The k parameter in the random.sample() function controls the size of the random sample you want to extract.

It’s important to remember that you cannot request a sample larger than the original population itself. Attempting to do so will result in a ValueError.

my_list = [1, 2, 3, 4, 5, 6, 7, 8, 9, 10]
print(random.sample(my_list, 12))
# ValueError: Sample larger than population or is negative

Using the counts Parameter

Sometimes, you might want to create a random sample where specific elements from your original sequence can be chosen multiple times.

While you could achieve this by listing the repeated elements directly within the population, the random.sample() function offers a more concise way using the optional counts parameter. This parameter lets you specify how many times each unique element is eligible to appear in your sample.

For example, suppose you have a list of colors:

colors = ['red', 'green', 'blue']

You want to create a random sample where ‘red’ can appear up to three times, ‘green’ up to twice, and ‘blue’ only once. Instead of explicitly writing out the repeated colors like this:

colors = ['red', 'red', 'red', 'green', 'green', 'blue']

You can use the counts parameter to streamline the process:

colors = ['red', 'green', 'blue']  # Unique colors
counts = [3, 2, 1]  # Corresponding repetition counts

random_sample = random.sample(colors, 4, counts=counts)
print(random_sample)
# Possible output: ['red', 'red', 'blue', 'red']

So the following two calls will produce equivalent results:

random.sample(['red', 'green', 'blue'], 4, counts=[3, 2, 1])
random.sample(['red', 'red', 'red', 'green', 'green', 'blue'], 4)

While both calls represent the same underlying idea, the counts parameter simply offers a cleaner way to express this.

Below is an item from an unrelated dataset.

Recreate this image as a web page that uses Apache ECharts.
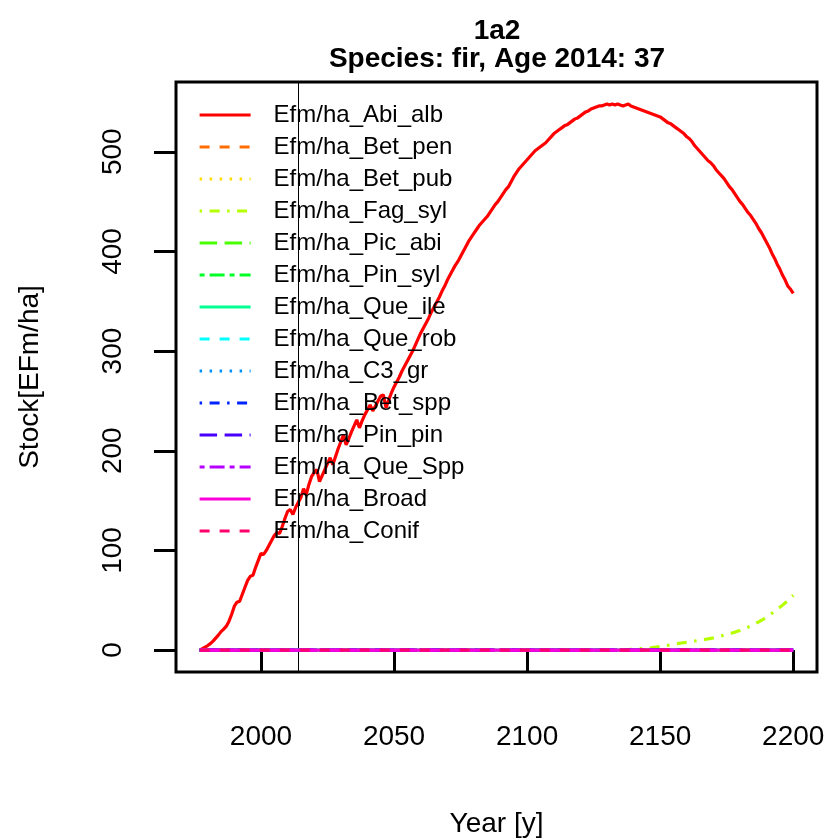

Points to Note about the counts parameter

  • The total number of potential selections you define in the counts list must be at least as large as your desired sample size k. Otherwise, you’ll get a ValueError because it’s impossible to create the sample you’ve requested.
  • Once an element’s count reaches zero (it’s been selected the maximum allowed number of times), it won’t be eligible for selection again – even if you haven’t reached your full sample size k yet.
  • If you don’t use the counts parameter, or set it to None, the random.sample() function assumes that each element in the population can only be chosen once. This is the standard “sampling without replacement” behavior, ensuring you get a list of unique items.

Controlling the Randomness using random.seed()

The random.sample() method in Python uses a deterministic algorithm to generate random selections from a sequence. This might sound contradictory, but the “randomness” comes from an initial value known as a “seed.” When you use the same seed value, the algorithm produces the same sequence of random numbers, making the output predictable and repeatable.

Let’s see how you can set the seed value using random.seed() and control the randomness:

import random

# Set seed for repeatability
random.seed(5)

# Return a list of 5 unique random numbers chosen from my_list
my_list = [1, 2, 3, 4, 5, 6, 7, 8, 9, 10]
print(random.sample(my_list, 5))
# Possible output: [10, 5, 6, 7, 8]

Running the same block of code again will produce the same output because the seed value is the same.

print(random.sample(my_list, 5))
# Output: [10, 5, 6, 7, 8]

Using consistent seeds is very helpful during debugging, as it lets you isolate issues by reproducing the exact same random behavior. It’s also valuable when you need your results to be replicable, like in certain simulations or experiments.